Many businesses get this already. A few weeks ago, UN Women and Unilever announced the global launch of Unstereotype Alliance, with some of the world’s biggest companies, including Proctor & Gamble, Mars, Diageo, Facebook and Google signing up. Advertising agencies like JWT and UM have very recently published their own research, further shining the spotlight on gender stereotyping in advertising. 

At the ASA, we see our UK work as a complement to an increasingly global response to the issue. And we’re doing it with broad support from the UK advertising industry: the Committees of Advertising Practice (CAP) – the industry bodies which author the UK Advertising Codes that we administer – have been very closely involved in our work and will now flesh out the standards we need to help advertisers stay on the right side of the line.

Needless to say, our report has attracted a fair amount of comment. And commentators have made some interesting and important arguments. Take my “ads cannot be divorced from reality” point above. Clearly we – the UK advertising regulator - must take into account the way things are, but what should we do if, for example, an ad is reflecting a part of society as it is now, but that part is not fair and equal? 

The ad might simply be mirroring the way things are, but at a time when many people in our society, including through public policy and equality laws, are trying to mould it into something different. If we reign in the more extreme examples, are we being social engineers? Or are we simply taking a small step in redressing the imbalance in a society where the drip, drip, drip of gender stereotyping over many years has, itself, been social engineering. And social engineering which, ironically, has left us with too few engineers.
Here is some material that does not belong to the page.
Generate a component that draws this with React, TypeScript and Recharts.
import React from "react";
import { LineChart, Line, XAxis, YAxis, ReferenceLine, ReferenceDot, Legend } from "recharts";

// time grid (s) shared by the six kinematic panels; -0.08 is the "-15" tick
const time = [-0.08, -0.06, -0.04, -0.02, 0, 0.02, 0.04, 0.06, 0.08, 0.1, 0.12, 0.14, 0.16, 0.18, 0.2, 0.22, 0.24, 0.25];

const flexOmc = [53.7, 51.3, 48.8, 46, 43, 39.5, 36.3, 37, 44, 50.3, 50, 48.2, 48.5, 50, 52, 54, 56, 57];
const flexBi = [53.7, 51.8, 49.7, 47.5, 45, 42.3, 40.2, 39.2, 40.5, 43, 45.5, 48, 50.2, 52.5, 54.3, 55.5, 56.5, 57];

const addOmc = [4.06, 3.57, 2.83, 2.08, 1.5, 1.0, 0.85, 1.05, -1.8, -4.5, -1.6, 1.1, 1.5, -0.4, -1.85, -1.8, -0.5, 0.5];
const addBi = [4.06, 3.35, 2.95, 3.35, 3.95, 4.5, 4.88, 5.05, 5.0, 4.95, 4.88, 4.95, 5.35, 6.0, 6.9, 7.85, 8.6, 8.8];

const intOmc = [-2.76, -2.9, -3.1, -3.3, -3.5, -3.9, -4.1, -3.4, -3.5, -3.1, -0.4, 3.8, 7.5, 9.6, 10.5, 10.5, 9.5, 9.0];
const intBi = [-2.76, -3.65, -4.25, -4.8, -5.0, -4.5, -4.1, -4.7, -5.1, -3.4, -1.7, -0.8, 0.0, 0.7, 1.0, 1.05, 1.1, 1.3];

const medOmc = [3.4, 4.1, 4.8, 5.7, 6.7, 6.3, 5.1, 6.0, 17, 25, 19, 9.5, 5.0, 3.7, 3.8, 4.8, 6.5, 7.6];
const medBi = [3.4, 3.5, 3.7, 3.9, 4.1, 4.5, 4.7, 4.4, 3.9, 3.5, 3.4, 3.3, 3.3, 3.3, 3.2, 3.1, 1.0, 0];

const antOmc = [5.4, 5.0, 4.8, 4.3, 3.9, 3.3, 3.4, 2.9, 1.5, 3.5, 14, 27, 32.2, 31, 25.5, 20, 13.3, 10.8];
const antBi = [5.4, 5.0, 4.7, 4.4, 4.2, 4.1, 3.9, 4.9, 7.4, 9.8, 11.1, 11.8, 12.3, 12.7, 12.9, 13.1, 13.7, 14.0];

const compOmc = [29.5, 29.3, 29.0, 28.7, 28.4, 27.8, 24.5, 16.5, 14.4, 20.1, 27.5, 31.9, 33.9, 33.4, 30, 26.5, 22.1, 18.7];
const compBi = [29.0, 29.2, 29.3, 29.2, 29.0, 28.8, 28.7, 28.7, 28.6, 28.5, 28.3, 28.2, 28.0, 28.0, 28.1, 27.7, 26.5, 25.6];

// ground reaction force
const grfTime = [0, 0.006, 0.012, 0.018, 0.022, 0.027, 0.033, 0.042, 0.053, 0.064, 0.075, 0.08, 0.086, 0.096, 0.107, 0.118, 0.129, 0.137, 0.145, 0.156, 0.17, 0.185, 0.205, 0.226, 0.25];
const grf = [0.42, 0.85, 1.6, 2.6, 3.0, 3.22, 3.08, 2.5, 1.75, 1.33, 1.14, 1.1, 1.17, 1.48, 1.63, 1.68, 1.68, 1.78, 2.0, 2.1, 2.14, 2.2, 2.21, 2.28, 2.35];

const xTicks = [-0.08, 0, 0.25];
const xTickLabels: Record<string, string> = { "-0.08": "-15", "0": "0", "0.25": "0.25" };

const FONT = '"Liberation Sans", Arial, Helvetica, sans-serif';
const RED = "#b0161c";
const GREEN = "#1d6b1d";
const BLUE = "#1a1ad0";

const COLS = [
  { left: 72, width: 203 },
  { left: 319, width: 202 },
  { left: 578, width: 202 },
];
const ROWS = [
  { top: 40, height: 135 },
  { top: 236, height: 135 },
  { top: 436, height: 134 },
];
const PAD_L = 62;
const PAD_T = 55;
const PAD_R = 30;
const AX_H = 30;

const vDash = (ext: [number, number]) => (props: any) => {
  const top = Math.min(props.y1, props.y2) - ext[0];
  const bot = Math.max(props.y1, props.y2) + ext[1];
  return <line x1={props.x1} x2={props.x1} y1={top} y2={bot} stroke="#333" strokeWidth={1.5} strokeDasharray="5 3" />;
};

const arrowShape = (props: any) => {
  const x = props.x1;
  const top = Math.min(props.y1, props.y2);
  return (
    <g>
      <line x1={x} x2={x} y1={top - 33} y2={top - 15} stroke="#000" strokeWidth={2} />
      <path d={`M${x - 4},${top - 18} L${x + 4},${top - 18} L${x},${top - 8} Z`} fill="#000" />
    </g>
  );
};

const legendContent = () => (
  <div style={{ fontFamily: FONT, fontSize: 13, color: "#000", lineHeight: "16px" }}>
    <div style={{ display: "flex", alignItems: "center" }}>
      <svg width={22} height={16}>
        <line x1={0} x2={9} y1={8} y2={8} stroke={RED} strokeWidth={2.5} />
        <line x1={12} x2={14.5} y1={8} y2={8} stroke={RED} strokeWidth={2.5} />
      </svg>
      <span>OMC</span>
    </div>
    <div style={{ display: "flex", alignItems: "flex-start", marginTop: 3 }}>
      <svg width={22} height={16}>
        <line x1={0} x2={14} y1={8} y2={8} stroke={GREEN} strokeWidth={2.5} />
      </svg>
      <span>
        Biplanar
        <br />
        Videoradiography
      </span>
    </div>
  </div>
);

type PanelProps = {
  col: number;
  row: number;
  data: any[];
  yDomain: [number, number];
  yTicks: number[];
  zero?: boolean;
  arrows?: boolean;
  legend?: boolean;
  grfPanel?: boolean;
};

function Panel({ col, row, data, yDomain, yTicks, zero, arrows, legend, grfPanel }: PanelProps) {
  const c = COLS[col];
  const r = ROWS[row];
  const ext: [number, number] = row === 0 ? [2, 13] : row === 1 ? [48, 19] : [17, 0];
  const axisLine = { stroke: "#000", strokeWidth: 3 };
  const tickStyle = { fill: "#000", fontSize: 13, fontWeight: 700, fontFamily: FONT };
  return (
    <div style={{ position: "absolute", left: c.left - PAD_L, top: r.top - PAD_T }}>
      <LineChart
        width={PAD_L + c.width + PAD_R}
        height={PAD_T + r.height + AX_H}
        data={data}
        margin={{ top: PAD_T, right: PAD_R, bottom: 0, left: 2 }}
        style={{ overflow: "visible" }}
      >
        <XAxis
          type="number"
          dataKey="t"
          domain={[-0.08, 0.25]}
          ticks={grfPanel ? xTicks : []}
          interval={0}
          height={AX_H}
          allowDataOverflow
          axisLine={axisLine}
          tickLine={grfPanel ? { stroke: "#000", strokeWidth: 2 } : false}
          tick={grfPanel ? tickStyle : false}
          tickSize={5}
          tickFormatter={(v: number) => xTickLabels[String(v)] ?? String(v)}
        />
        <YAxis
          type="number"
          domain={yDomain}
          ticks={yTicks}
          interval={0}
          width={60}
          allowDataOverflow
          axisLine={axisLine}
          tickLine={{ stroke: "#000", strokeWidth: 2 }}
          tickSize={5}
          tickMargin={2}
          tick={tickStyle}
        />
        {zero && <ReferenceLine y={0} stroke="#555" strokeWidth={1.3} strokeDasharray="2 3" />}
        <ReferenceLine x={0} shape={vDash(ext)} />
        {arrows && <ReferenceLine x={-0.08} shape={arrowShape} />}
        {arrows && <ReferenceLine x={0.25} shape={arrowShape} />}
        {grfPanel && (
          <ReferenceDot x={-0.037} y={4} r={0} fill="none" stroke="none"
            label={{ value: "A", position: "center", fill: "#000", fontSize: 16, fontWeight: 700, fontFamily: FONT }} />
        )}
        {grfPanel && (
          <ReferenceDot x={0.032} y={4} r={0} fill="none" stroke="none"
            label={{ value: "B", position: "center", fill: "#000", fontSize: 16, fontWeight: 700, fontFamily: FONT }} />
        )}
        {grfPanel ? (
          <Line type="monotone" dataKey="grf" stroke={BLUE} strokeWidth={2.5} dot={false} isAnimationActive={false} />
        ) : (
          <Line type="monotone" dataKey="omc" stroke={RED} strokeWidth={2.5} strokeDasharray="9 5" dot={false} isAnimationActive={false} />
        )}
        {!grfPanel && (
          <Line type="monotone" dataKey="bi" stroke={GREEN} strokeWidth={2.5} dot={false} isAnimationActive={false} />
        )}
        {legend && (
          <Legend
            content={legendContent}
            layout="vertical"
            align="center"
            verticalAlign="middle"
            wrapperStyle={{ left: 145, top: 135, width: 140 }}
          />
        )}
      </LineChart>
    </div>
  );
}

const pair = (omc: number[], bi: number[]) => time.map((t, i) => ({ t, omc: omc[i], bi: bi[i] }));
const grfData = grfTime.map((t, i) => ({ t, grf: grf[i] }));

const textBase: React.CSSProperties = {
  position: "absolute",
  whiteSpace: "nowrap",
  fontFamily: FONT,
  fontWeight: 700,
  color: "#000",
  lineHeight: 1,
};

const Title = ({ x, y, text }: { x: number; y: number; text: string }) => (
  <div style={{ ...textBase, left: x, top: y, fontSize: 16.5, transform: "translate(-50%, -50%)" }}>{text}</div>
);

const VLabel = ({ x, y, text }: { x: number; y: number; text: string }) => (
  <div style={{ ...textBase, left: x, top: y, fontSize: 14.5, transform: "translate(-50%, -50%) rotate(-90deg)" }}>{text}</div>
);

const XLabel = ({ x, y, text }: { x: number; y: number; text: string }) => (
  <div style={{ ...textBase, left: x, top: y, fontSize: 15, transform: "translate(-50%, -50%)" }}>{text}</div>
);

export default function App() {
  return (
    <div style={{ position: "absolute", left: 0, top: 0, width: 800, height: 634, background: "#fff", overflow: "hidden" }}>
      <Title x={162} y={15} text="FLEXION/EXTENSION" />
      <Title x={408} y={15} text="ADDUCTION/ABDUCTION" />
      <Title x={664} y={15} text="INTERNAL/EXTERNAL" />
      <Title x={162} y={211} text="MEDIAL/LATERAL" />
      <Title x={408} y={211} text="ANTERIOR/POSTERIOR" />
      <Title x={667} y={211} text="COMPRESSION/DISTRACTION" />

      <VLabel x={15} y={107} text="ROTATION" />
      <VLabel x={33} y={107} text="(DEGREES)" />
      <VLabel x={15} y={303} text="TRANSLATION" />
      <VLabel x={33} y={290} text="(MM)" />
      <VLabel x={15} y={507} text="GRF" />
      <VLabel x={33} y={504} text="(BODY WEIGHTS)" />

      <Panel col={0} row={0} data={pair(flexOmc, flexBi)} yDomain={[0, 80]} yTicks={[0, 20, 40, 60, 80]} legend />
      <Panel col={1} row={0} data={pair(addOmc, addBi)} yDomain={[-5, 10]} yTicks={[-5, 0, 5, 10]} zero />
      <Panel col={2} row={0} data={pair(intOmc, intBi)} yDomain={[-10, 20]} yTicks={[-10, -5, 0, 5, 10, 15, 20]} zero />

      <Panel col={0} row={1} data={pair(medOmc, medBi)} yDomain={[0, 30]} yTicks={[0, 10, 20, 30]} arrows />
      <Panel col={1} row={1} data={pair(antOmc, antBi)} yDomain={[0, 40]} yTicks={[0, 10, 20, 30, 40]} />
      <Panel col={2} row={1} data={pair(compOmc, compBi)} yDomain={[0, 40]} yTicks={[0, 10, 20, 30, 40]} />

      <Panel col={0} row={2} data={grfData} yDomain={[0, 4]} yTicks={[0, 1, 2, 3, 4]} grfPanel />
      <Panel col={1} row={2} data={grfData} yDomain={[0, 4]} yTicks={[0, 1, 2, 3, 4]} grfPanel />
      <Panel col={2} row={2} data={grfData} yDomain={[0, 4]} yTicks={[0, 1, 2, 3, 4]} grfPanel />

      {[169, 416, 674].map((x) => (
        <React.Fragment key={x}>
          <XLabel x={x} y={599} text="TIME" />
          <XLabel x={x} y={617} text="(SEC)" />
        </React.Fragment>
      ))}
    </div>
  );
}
Read more: Why new rules on gender stereotyping in ads benefit men, too

The report gave news outlets a chance to run plenty of well-known ads from yesteryear. Fairy Liquid, Shake 'n' Vac and some real “even a woman can open it”-type horrors from decades ago. For some, that was an opportunity to make the point that ads really were sexist back then, but everything’s fine on the gender stereotyping front today. That argument shows a real lack of imagination. 

History has not stopped. If we’re looking back at ads of 50 years ago and marvelling at how we thought they were OK back then, despite knowing they were products of their time, won’t our children and grandchildren be doing exactly the same thing in 50 years’ time? What “norms” now will seem antiquated and unpleasant in the future? We think the evidence points to some portrayals of gender roles and characteristics being precisely such norms, excused by some today on the basis that that’s just the way it is.

Our report signals that change is coming. CAP will now work on the standards so we can pin down the rules and official guidance. We don’t want to catch advertisers out, so we and CAP will work hard to provide as much advice and training as we can, so they can get their ads right in the first place. And from next year, we at the ASA will make sure those standards are followed, taking care that our regulation is balanced and wholly respectful of the public’s desire to continue to see creative ads that are relevant, entertaining and informative. 

You won’t see a sea-change in the ads that appear, but we hope to smooth some of the rougher edges. This is a small but important step in making sure modern society is better represented in ads.